Much Ado About Nothing | Motifs



From the first moment Claudio is mentioned in Much Ado About Nothing, so is his youth. One of the most notable things about the "young Florentine called Claudio" is his tender age. This reference serves a few purposes:

  • Claudio's youth and inexperience make his feats in battle look all the more impressive, which makes him a viable suitor for Hero.
  • His impetuousness in proposing to Hero can be attributed to his youth, as can his desire to be wed immediately. He tends to rush headfirst into things. It takes someone older, such as Leonato, to explain that some things, like weddings, take time to prepare.
  • Youth is also responsible for his gullibility. He has neither the wisdom nor experience of Benedick, and as such, he's willing to believe just about anything anyone tells him. This makes him the perfect target for Don John's villainy not once, but twice.

Dirty Jokes

As in most of William Shakespeare's works, Much Ado About Nothing is filled with double entendres and dirty jokes, some of which are downright scandalous. For example:

  • Beatrice has a knack for relating most of her conversations to the act of marital congress in which the woman is literally and metaphorically beneath her husband, such as in Act 2, Scene 1.
  • In Act 2, Scene 3 Claudio mentions a sheet of paper found by Hero, which prompts Leonato to make a comment about "'Benedick' and 'Beatrice' between the sheet."
  • When Beatrice has a cold in Act 3, Scene 4 Margaret makes a joke about a maid being "stuffed," or pregnant.
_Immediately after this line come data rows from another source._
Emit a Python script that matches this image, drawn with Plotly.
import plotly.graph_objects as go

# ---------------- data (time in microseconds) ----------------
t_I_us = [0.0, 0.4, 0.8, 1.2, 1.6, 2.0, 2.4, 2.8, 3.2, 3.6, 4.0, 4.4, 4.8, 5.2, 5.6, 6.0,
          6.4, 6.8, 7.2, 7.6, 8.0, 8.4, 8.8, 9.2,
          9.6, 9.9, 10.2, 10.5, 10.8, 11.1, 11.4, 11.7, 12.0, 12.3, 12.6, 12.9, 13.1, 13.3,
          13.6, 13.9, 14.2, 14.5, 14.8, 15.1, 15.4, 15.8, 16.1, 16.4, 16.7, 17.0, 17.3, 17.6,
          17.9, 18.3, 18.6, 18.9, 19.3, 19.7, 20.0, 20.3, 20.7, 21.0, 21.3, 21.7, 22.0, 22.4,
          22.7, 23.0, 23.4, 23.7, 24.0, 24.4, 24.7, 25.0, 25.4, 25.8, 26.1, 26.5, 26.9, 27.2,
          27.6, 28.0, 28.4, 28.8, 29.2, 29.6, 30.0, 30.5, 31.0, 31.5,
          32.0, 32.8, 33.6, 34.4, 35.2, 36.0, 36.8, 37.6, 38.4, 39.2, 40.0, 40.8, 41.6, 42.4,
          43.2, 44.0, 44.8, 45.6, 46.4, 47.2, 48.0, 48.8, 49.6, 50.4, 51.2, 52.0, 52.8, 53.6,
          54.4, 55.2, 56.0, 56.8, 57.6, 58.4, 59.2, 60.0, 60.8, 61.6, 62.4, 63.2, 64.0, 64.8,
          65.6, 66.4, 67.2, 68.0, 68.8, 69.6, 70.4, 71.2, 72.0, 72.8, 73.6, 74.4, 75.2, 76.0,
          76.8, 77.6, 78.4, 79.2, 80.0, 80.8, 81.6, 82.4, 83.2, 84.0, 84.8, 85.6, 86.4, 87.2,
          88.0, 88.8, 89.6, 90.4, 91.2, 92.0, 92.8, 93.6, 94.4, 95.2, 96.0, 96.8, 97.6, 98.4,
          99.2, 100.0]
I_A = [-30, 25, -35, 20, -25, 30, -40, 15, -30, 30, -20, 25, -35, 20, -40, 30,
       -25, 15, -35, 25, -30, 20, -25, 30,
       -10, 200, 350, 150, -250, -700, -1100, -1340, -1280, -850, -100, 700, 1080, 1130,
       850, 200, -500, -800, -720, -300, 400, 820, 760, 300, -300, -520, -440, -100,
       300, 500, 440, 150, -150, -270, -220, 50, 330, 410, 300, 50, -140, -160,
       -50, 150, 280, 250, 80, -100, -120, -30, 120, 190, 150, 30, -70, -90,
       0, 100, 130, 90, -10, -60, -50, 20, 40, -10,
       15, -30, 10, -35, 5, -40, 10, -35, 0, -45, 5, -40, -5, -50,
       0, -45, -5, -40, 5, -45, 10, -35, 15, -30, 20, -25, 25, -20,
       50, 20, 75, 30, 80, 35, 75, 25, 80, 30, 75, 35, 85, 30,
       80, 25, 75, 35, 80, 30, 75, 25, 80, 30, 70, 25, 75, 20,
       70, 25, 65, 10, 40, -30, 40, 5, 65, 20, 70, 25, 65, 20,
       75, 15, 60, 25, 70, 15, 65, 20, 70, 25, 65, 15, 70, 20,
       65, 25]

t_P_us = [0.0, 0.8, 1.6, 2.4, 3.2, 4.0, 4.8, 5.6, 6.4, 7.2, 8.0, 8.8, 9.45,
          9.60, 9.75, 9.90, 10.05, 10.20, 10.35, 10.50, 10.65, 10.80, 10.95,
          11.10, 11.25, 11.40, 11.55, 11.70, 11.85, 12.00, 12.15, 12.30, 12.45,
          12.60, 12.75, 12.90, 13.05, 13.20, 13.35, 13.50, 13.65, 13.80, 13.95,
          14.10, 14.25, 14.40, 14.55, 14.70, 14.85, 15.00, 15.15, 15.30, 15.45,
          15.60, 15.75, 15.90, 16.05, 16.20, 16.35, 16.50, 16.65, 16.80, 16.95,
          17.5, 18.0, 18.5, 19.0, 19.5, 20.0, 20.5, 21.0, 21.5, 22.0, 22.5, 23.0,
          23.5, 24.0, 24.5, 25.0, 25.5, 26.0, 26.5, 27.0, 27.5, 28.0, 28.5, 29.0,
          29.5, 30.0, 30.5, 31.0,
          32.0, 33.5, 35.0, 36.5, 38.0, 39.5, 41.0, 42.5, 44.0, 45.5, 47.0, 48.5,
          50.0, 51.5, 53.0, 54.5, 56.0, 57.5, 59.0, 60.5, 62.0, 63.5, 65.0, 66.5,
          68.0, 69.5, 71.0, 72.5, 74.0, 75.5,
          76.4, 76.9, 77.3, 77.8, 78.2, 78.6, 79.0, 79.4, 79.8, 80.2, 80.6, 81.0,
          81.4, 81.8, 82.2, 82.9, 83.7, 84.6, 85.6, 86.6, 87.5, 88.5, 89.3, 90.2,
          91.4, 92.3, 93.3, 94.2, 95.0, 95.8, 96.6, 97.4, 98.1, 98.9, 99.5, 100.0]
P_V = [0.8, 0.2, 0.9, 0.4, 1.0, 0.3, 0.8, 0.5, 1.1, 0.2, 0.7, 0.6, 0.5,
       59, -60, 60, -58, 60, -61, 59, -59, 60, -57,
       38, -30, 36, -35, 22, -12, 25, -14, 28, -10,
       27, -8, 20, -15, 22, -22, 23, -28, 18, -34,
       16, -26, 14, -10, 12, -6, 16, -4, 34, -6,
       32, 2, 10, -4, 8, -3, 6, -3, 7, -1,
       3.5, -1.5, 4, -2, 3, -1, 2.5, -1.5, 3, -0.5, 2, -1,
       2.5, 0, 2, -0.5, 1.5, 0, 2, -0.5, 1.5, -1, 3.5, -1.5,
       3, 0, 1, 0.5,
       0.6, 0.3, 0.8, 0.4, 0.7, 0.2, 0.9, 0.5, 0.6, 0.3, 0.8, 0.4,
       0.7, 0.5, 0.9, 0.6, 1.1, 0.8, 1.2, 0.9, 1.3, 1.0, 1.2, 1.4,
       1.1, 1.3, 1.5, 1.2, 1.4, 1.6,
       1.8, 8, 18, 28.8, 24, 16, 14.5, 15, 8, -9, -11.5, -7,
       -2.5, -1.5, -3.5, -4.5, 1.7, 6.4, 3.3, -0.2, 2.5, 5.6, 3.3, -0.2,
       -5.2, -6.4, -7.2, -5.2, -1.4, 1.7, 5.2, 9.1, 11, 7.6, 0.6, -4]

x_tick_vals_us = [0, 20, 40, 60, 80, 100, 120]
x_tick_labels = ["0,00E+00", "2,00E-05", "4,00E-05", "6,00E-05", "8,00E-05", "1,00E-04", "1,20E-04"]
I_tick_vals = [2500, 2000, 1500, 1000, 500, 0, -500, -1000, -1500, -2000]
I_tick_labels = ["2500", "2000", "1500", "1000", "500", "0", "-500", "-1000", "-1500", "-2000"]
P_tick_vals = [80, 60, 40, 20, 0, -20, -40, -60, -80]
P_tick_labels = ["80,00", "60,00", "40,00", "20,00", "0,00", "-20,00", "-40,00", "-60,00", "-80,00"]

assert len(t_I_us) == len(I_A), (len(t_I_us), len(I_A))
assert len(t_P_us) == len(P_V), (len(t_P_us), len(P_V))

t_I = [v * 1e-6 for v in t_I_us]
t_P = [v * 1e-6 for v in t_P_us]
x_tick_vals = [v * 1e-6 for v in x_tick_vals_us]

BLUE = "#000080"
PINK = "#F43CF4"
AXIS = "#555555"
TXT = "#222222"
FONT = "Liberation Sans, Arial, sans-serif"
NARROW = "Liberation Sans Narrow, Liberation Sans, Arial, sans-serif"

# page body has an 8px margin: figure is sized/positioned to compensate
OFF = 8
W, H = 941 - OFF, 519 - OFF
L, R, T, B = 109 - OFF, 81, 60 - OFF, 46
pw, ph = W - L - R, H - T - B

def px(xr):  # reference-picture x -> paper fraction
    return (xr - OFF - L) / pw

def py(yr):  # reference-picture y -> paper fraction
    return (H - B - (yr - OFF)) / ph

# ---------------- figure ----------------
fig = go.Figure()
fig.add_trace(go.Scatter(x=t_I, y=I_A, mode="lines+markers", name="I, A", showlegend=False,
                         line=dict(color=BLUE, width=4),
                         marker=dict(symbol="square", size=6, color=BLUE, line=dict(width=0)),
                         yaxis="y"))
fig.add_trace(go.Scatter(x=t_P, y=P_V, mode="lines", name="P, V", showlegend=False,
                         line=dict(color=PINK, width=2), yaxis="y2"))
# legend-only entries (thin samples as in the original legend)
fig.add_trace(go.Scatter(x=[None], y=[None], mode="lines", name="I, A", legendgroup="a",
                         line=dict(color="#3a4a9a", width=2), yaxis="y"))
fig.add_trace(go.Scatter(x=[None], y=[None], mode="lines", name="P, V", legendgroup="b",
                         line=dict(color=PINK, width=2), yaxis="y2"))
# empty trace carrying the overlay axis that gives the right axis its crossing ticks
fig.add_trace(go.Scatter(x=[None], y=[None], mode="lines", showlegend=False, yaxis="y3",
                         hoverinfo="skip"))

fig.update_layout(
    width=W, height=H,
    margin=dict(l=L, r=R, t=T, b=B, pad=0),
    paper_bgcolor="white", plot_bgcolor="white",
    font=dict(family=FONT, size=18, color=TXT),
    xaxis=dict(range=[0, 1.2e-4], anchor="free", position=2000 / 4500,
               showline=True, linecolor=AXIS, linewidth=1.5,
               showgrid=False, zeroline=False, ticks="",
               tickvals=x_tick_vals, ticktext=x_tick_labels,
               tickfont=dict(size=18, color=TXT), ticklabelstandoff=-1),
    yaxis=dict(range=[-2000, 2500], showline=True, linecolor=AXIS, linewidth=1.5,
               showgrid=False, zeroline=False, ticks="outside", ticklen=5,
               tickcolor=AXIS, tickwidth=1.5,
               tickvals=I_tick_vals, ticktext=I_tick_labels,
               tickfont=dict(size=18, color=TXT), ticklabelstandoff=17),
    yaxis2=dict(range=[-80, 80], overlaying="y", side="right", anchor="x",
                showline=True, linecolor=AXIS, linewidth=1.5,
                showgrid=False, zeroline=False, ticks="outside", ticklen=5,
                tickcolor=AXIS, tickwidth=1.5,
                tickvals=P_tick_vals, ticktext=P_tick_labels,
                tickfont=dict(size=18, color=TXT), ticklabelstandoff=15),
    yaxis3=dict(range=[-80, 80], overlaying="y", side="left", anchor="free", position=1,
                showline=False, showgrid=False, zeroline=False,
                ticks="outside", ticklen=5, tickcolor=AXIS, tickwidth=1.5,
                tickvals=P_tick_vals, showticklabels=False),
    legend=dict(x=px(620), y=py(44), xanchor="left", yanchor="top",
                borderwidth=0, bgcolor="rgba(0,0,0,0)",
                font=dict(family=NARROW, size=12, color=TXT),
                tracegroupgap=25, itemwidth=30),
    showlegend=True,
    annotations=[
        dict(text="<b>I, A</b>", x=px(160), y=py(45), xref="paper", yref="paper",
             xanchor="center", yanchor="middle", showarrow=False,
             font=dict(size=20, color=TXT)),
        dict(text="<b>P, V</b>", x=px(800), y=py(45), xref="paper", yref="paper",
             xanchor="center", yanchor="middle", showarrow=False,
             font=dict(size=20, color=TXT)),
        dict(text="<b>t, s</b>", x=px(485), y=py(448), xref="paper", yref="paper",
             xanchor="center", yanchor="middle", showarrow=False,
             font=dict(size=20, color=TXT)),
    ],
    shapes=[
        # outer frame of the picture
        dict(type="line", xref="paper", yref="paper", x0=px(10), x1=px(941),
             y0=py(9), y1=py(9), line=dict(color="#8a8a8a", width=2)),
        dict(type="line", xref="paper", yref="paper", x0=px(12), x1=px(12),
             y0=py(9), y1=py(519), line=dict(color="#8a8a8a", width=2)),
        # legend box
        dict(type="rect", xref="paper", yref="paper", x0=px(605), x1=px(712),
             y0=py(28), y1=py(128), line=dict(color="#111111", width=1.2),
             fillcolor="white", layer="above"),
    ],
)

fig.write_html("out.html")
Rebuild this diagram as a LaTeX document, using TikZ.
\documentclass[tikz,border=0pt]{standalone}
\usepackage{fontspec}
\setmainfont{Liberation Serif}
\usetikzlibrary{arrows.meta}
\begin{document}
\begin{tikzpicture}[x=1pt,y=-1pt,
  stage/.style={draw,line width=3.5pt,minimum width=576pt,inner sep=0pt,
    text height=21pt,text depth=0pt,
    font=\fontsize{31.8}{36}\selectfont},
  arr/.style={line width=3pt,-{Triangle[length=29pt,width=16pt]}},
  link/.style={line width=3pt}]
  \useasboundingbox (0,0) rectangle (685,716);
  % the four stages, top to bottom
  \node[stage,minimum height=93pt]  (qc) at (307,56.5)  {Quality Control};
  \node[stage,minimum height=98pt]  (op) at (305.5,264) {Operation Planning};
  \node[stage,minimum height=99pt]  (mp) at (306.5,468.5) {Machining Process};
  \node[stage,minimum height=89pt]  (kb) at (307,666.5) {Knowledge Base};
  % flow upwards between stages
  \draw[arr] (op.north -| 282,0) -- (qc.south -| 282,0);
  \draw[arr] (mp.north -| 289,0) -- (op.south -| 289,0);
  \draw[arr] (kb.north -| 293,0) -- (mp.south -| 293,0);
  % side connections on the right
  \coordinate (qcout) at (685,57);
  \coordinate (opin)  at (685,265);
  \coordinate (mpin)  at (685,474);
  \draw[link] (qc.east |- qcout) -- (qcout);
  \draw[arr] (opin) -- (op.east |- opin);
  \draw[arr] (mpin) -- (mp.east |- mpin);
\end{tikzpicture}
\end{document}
These jokes are of course meant to be entertaining, but like the rest of the language in the play, they also indicate important qualities of the characters who tell them and hear them. Beatrice's double entendres are sly and not immediately recognizable as such, while Margaret's puns and quips are intended to be salacious. Beatrice is praised for her wit, which is much like that of the men in the play, while Margaret is called out for being vulgar. Thus Beatrice is established as nobility and an equal to the men in the play, while Margaret is constantly trying to claw her way into the upper class. And Hero, who represents Elizabethan femininity at its best, is shocked when Margaret even mentions sex. She would never be caught saying such things.